Error Release command failed, deployment aborted

I have separated out my development and production environments into two different accounts so I don’t mess up production DB by locally running some commands. So all my deployments get auto-triggered after a push to the master branch. Failing in deployment kind of erodes that trust and flow of pushing via Github. I have to manually check and verify if the deployment went in the right direction.

The development version indiepaper-development actually went through without errors, that is the same code that fails on indiepaper-production-db .Please fix it fast.

Looking into it… we’re working on improving reliability here, will post an update once I have more info.

1 Like

exactly the same problem I’ve been having all day, had to deploy a version for a presentation and couldn’t :grimacing:

Yikes. That sucks, sorry to hear that. Inside Fly these problems are just some package or the other acting up under load, but to our customers they’re real-life problems that are often personal and irritating. I don’t have a quick answer, but the good news is that this should get better the more normal and edge cases we fix.

2 Likes

All I can say is that I look forward to your business support plans :slight_smile:. (and also the platform becomes more stable, I’d prefer to use you guys instead of the defacto which always ends up being AWS)

3 Likes

Has there been any movement with this? Went to deploy this morning and still having it complain about there being a DB missing etc.

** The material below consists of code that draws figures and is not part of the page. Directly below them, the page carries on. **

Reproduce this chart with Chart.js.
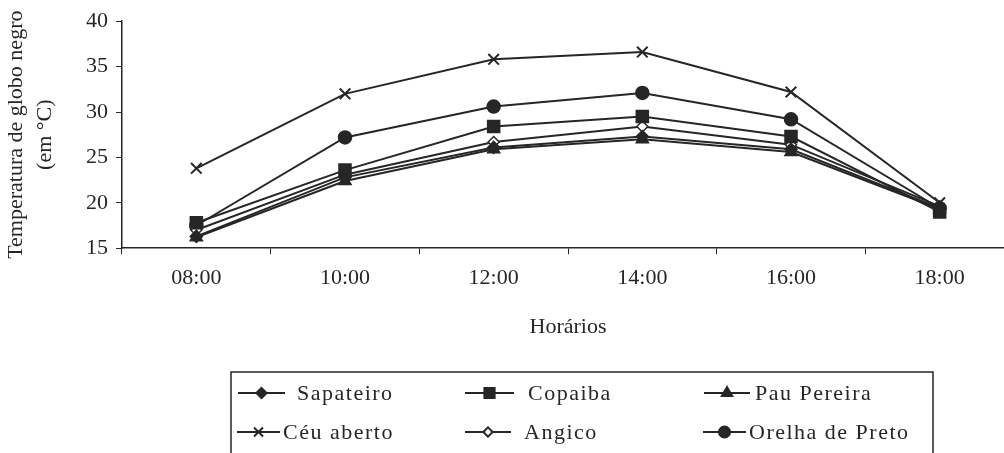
<!DOCTYPE html>
<html>
<head>
<meta charset="utf-8">
<script src="https://cdn.jsdelivr.net/npm/chart.js@4/dist/chart.umd.min.js"></script>
<style>
  html, body { margin: 0; padding: 0; background: #fff; overflow: hidden; }
  #wrap { width: 1004px; height: 453px; overflow: hidden; }
</style>
</head>
<body>
<div id="wrap"><canvas id="chart" width="1024" height="453"></canvas></div>
<script>
const horarios = ["08:00", "10:00", "12:00", "14:00", "16:00", "18:00"];
const sapateiro = [16.3, 22.8, 26.1, 27.3, 25.9, 19.4];
const copaiba = [17.8, 23.6, 28.4, 29.5, 27.3, 19.0];
const pauPereira = [16.2, 22.4, 25.9, 27.0, 25.6, 19.3];
const ceuAberto = [23.8, 32.0, 35.8, 36.6, 32.2, 20.0];
const angico = [17.0, 23.1, 26.7, 28.4, 26.4, 19.6];
const orelhaDePreto = [17.5, 27.2, 30.6, 32.1, 29.2, 19.4];

const ink = "#262626";
const serif = "'Liberation Serif', 'Times New Roman', serif";

function serie(label, data, pointStyle, radius, fill) {
  return {
    label, data, pointStyle,
    borderColor: ink,
    borderWidth: 2,
    pointRadius: radius,
    pointHoverRadius: radius,
    pointBackgroundColor: fill || ink,
    pointBorderColor: ink,
    pointBorderWidth: pointStyle === "crossRot" ? 2 : 1.5,
    tension: 0,
  };
}

const datasets = [
  serie("Sapateiro", sapateiro, "rectRot", 6),
  serie("Copaiba", copaiba, "rect", 8.5),
  serie("Pau Pereira", pauPereira, "triangle", 7),
  serie("Céu aberto", ceuAberto, "crossRot", 7.5),
  serie("Angico", angico, "rectRot", 5.5, "#fff"),
  serie("Orelha de Preto", orelhaDePreto, "circle", 6.5),
];

// legenda em caixa, 3 colunas x 2 linhas
const legendCols = [
  { line: [238, 285], text: 297 },
  { line: [465, 514], text: 528 },
  { line: [704, 750], text: 755 },
];
const legendCols2 = [
  { line: [237, 280], text: 283 },
  { line: [465, 511], text: 524 },
  { line: [703, 746], text: 749 },
];
const legendRows = [393, 432];

const boxLegend = {
  id: "boxLegend",
  afterDraw(chart) {
    const ctx = chart.ctx;
    ctx.save();
    ctx.strokeStyle = ink;
    ctx.lineWidth = 1.5;
    ctx.beginPath();
    ctx.moveTo(231, 460);
    ctx.lineTo(231, 372);
    ctx.lineTo(933, 372);
    ctx.lineTo(933, 460);
    ctx.stroke();
    ctx.font = "22px " + serif;
    ctx.letterSpacing = "1.5px";
    ctx.textBaseline = "middle";
    chart.data.datasets.forEach((ds, i) => {
      const row = Math.floor(i / 3);
      const col = (row === 0 ? legendCols : legendCols2)[i % 3];
      const y = legendRows[row];
      ctx.strokeStyle = ink;
      ctx.lineWidth = 2;
      ctx.beginPath();
      ctx.moveTo(col.line[0], y);
      ctx.lineTo(col.line[1], y);
      ctx.stroke();
      const cx = (col.line[0] + col.line[1]) / 2;
      ctx.fillStyle = ds.pointBackgroundColor;
      Chart.helpers.drawPoint(ctx, {
        pointStyle: ds.pointStyle,
        radius: ds.pointRadius * 0.85,
        rotation: 0,
        borderWidth: ds.pointBorderWidth,
      }, cx, y);
      ctx.fillStyle = ink;
      ctx.fillText(ds.label, col.text, y + 1);
    });
    ctx.restore();
  },
};

new Chart(document.getElementById("chart"), {
  type: "line",
  data: { labels: horarios, datasets },
  plugins: [boxLegend],
  options: {
    responsive: false,
    animation: false,
    layout: { padding: { top: 19, right: 2, bottom: 109, left: 0 } },
    plugins: { legend: { display: false }, tooltip: { enabled: false } },
    scales: {
      x: {
        offset: true,
        grid: { offset: true, drawOnChartArea: false, tickLength: 6, color: ink, tickColor: ink },
        border: { color: ink, width: 1.5 },
        ticks: { color: ink, font: { family: serif, size: 22 }, padding: 11 },
        title: {
          display: true, text: "Horários", color: ink,
          font: { family: serif, size: 22 }, padding: { top: 11 },
        },
      },
      y: {
        min: 15, max: 40,
        afterFit: (s) => { s.width = 122; },
        ticks: { stepSize: 5, color: ink, font: { family: serif, size: 22 }, padding: 8 },
        grid: { drawOnChartArea: false, tickLength: 6, color: ink, tickColor: ink },
        border: { color: ink, width: 1.5 },
        title: {
          display: true, text: ["Temperatura de globo negro", "(em °C)"], color: ink,
          font: { family: serif, size: 22, lineHeight: 1.3 }, padding: { top: 2, bottom: 4 },
        },
      },
    },
  },
});
</script>
</body>
</html>
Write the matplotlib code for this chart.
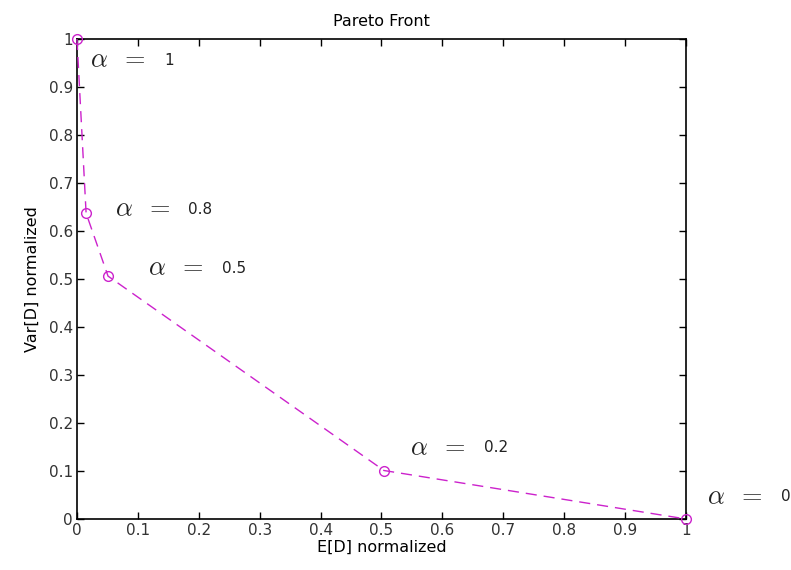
import matplotlib.pyplot as plt

# Pareto front points (normalized)
e_d = [0.0, 0.015, 0.051, 0.504, 1.0]
var_d = [1.0, 0.637, 0.506, 0.101, 0.0]
alphas = ['1', '0.8', '0.5', '0.2', '0']
# label anchor positions (data coords)
lab_x = [0.022, 0.062, 0.117, 0.547, 1.035]
lab_y = [0.955, 0.645, 0.522, 0.148, 0.046]

plt.rcParams['mathtext.fontset'] = 'cm'
fig = plt.figure(figsize=(7.91, 5.70), dpi=100)
ax = fig.add_axes([0.0973, 0.0895, 0.7700, 0.8421])

ax.plot(e_d, var_d, color='#cc22cc', linestyle='--', dashes=(8, 5), linewidth=1.0,
        marker='o', markersize=7, markerfacecolor='none', markeredgecolor='#cc22cc',
        markeredgewidth=1.0, clip_on=False, zorder=3)

for x, y, a in zip(lab_x, lab_y, alphas):
    ax.text(x, y, r'$\alpha\;\;=$', fontsize=19, color='#222222', va='center', ha='left',
            clip_on=False)
    ax.annotate(a, (x, y), xytext=(53, 0), textcoords='offset points', fontsize=11,
                color='#222222', va='center', ha='left', annotation_clip=False)

ax.set_xlim(0, 1)
ax.set_ylim(0, 1)
ticks = [i / 10 for i in range(11)]
ax.set_xticks(ticks)
ax.set_yticks(ticks)
ax.set_xticklabels(['0'] + ['%.1f' % t for t in ticks[1:-1]] + ['1'])
ax.set_yticklabels(['0'] + ['%.1f' % t for t in ticks[1:-1]] + ['1'])
ax.tick_params(direction='in', top=True, right=True, length=5, width=1,
               labelsize=11, labelcolor='#333333', pad=3)
for s in ax.spines.values():
    s.set_linewidth(1.2)

ax.set_title('Pareto Front', fontsize=11.5, pad=9)
ax.set_xlabel('E[D] normalized', fontsize=11.5, labelpad=1)
ax.set_ylabel('Var[D] normalized', fontsize=11.5, labelpad=6)

plt.savefig('out.png', dpi=100)
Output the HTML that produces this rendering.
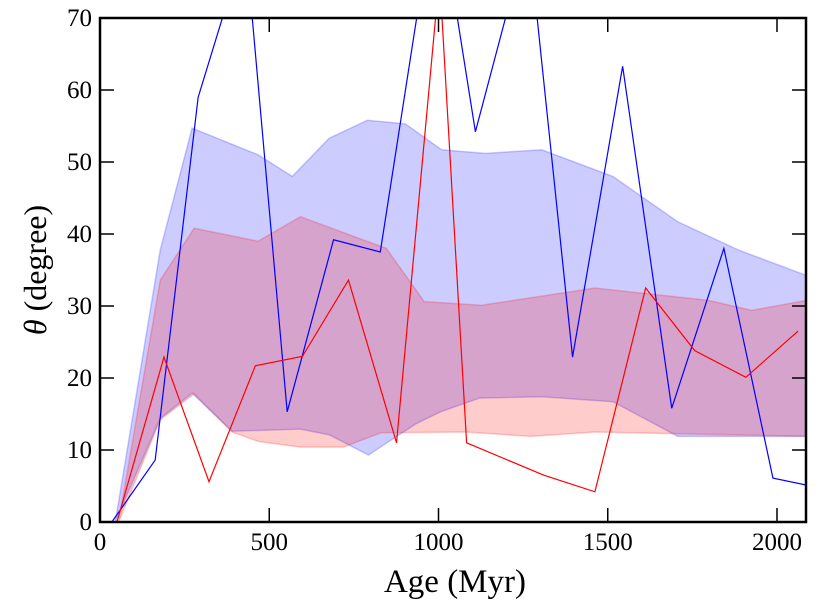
<!DOCTYPE html>
<html><head><meta charset="utf-8"><style>
html,body{margin:0;padding:0;background:#fff;}
svg{display:block;font-family:"Liberation Serif",serif;}
</style></head><body>
<svg id="chart" width="830" height="604"></svg>
<script>
const xTicks=[0,500,1000,1500,2000];
const yTicks=[0,10,20,30,40,50,60,70];
const blueX=[35,163,290,430,553,690,828,995,1109,1265,1396,1544,1689,1843,1988,2089];
const blueY=[0,8.6,59,80.5,15.3,39.2,37.5,88,54.2,81.9,22.9,63.3,15.8,38,6.1,5.1];
const redX=[50,189,322,459,598,734,876,1003,1083,1311,1462,1612,1757,1908,2062];
const redY=[0,22.9,5.6,21.7,23,33.6,11,76,11,6.5,4.2,32.5,23.8,20.1,26.5];
const blueUpX=[45,178,272,467,568,677,790,902,1009,1139,1305,1515,1707,1885,2089];
const blueUpY=[0,37.8,54.7,51,48,53.3,55.8,55.3,51.7,51.2,51.7,48,41.7,37.8,34.2];
const blueLoX=[45,178,272,390,592,677,793,932,1006,1121,1305,1515,1707,2089];
const blueLoY=[0,14.4,17.9,12.6,12.9,12.1,9.3,13.6,15.3,17.2,17.4,16.7,11.9,11.9];
const redUpX=[55,178,278,467,592,846,958,1127,1462,1796,1926,2089];
const redUpY=[0,33.6,40.8,39,42.4,38,30.6,30.1,32.5,30.8,29.4,30.8];
const redLoX=[55,178,278,390,467,592,719,831,1080,1272,1462,2089];
const redLoY=[0,14.2,17.8,12.5,11.2,10.4,10.4,12.4,12.5,11.9,12.5,11.9];

const L=100,R=806,T=18,B=522;
const xs=v=>L+v*0.3385;
const ys=v=>B-v*(B-T)/70;
const NS="http://www.w3.org/2000/svg";
const svg=document.getElementById('chart');
function mk(tag,attrs,parent){const e=document.createElementNS(NS,tag);for(const k in attrs)e.setAttribute(k,attrs[k]);(parent||svg).appendChild(e);return e;}
const defs=mk('defs',{});
const cp=mk('clipPath',{id:'clip'},defs);
mk('rect',{x:L,y:T,width:R-L,height:B-T},cp);
const g=mk('g',{'clip-path':'url(#clip)'});
function band(ux,uy,lx,ly,fill,stroke,name){
  let pts=ux.map((x,i)=>xs(x)+','+ys(uy[i]));
  for(let i=lx.length-1;i>=0;i--)pts.push(xs(lx[i])+','+ys(ly[i]));
  const p=mk('polygon',{points:pts.join(' '),fill:fill,stroke:stroke,'stroke-width':1.5},g);
  
  
}
band(blueUpX,blueUpY,blueLoX,blueLoY,'rgba(0,0,255,0.2)','rgba(0,0,255,0.2)','blue-band');
band(redUpX,redUpY,redLoX,redLoY,'rgba(255,0,0,0.2)','rgba(255,0,0,0.2)','red-band');
function line(X,Y,color,name){
  const p=mk('polyline',{points:X.map((x,i)=>xs(x)+','+ys(Y[i])).join(' '),fill:'none',stroke:color,'stroke-width':1.2},g);
  
  
}
line(blueX,blueY,'#0000ff','blue-line');
line(redX,redY,'#ff0000','red-line');
xTicks.forEach(v=>{
  const x=xs(v);
  mk('line',{x1:x,x2:x,y1:B,y2:B-14,stroke:'#000','stroke-width':1.5});
  mk('line',{x1:x,x2:x,y1:T,y2:T+14,stroke:'#000','stroke-width':1.5});
  const t=mk('text',{x:x,y:B+28,'text-anchor':'middle','font-size':25});
  t.textContent=v;
  
  
});
yTicks.forEach(v=>{
  const y=ys(v);
  mk('line',{x1:L,x2:L+14,y1:y,y2:y,stroke:'#000','stroke-width':1.5});
  mk('line',{x1:R,x2:R-14,y1:y,y2:y,stroke:'#000','stroke-width':1.5});
  const t=mk('text',{x:L-8,y:y+8,'text-anchor':'end','font-size':25});
  t.textContent=v;
  
  
});
const fr=mk('rect',{x:L,y:T,width:R-L,height:B-T,fill:'none',stroke:'#000','stroke-width':2.5});


const xl=mk('text',{x:(L+R)/2+2,y:592,'text-anchor':'middle','font-size':33});
xl.textContent='Age (Myr)';


const yl=mk('text',{x:0,y:0,'text-anchor':'middle','font-size':32,transform:'translate(46,270) rotate(-90)'});
yl.innerHTML='<tspan font-style="italic">θ</tspan> (degree)';


</script>
</body></html>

Command: /app/bin/app eval App.Release.migrate_all
	Starting instance
	Configuring virtual machine
	Pulling container image
	Unpacking image
	Preparing kernel init
	Configuring firecracker
	Starting virtual machine
	Starting init (commit: 50ffe20)...
	Preparing to run: `/app/bin/app eval App.Release.migrate_all` as nobody
	2021/10/26 19:59:01 listening on [fdaa:0:35d4:a7b:2984:821:7a9b:2]:22 (DNS: [fdaa::3]:53)
	Reaped child process with pid: 561 and signal: SIGUSR1, core dumped? false
	19:59:05.678 [error] Could not create schema migrations table. This error usually happens due to the following:
	  * The database does not exist
	  * The "schema_migrations" table, which Ecto uses for managing
	    migrations, was defined by another library
   ....

We’ve handled the original issue that caused this error a few weeks ago, so it’s odd that it’s still showing up on your app. Could you confirm that the connection limits are not being hit on your DB instance? Or if there are any other errors in the DB logs?

Also, is this the same application where you noticed this error? deployment issues in SYD region

correct.

As for connection limits nope, there is only one machine connected to the DB, I’ve logged into the DB to check for locks etc etc and it’s all fine. So I’m confused.

Have any changes or overrides been made to the DNS resolvers in the app?

nope, it’s a standard Elixir app using the Dockefile posted in your guides.

I’m replying in the other thread deployment issues in SYD region to limit the spread of answers if that is okay?

Yeah, let’s move this there, I’ll link the DB errors.

Will you try this again and also make sure your database hasn’t reached a connection limit and the DB logs aren’t showing any errors? That particular Elixir error is not super helpful, but it’s probably not an issue on our end (this time).

Hey there! This started to happen to me as well today, around 3 hours ago.
The issue seems to be the same where migrations cannot be run due to connection error, while the deployed app is working fine :thinking: